## TASK TO COMPLETE
Both the line containing "Rebuild this chart" and the line containing "Line, XAxis, YAxis" belong in the copy, as do all lines between them, copied exactly; pictures do not.

## INPUT MATERIAL

** START **

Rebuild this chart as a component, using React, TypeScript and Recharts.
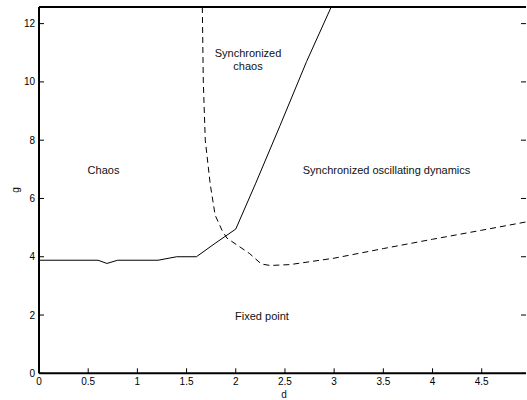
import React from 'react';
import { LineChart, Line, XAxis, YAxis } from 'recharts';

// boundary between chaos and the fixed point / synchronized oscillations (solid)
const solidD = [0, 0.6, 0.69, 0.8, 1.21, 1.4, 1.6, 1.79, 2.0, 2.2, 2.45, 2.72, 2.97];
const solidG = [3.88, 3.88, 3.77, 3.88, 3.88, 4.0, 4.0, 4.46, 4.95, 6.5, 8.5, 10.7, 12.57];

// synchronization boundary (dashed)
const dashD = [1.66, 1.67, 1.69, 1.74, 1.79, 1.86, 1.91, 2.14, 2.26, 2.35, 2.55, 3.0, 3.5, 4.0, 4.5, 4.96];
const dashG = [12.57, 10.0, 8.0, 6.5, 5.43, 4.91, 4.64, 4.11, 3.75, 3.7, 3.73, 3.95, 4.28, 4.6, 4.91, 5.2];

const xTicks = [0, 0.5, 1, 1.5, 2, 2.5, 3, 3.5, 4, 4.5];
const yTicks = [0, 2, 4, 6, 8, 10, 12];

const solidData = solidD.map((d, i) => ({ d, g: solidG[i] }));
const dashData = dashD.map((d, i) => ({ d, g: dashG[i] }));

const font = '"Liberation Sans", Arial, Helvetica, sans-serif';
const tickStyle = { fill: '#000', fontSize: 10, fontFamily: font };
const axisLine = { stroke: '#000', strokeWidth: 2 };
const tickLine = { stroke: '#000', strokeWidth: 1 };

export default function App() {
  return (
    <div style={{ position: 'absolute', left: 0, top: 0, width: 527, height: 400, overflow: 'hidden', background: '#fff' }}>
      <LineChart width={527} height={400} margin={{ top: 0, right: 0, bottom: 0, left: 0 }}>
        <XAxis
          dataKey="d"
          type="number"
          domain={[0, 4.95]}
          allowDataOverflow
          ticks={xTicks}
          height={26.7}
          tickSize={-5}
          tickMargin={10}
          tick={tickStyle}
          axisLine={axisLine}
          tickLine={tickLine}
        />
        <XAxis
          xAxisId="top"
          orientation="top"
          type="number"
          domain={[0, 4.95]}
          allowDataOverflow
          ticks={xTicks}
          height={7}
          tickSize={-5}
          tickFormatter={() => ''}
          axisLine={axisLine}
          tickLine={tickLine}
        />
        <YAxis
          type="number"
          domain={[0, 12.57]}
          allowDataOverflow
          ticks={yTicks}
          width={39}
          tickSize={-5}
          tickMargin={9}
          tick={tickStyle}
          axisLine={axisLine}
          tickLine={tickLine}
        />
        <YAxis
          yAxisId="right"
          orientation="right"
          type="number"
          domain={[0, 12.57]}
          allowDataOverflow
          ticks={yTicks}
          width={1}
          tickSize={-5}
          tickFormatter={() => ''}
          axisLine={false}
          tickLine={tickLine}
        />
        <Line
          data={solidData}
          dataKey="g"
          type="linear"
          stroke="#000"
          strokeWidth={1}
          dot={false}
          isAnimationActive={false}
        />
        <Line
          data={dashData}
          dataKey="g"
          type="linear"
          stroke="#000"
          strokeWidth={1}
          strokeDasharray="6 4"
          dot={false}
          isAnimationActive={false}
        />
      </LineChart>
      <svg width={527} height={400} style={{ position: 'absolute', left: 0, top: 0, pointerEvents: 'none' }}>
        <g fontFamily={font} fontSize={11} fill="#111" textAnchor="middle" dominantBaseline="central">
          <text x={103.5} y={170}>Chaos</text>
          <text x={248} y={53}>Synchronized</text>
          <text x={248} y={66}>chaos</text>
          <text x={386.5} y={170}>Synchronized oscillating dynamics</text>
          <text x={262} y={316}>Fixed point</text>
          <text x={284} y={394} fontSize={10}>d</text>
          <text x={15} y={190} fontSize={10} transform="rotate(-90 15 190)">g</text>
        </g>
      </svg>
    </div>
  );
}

** END **
** START **

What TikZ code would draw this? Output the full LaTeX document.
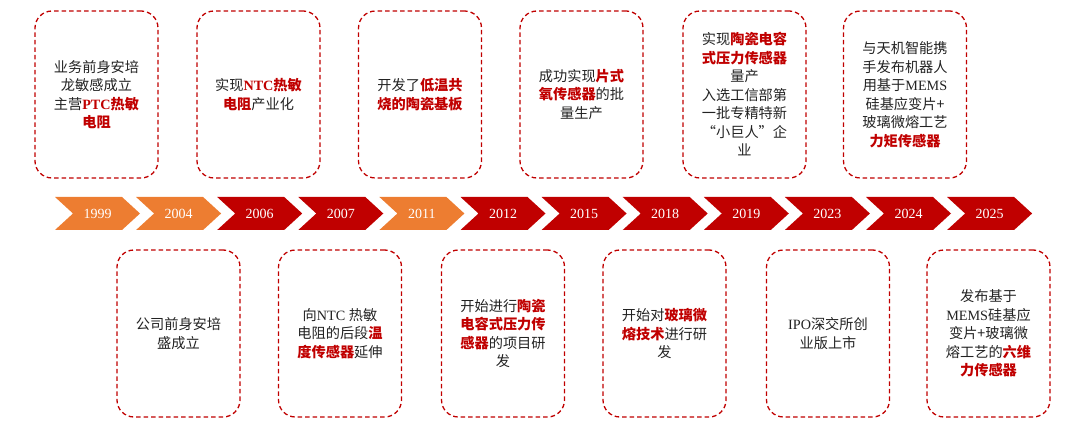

** END **

## THE OUTPUT
Rebuild this chart as a component, using React, TypeScript and Recharts.
import React from 'react';
import { LineChart, Line, XAxis, YAxis } from 'recharts';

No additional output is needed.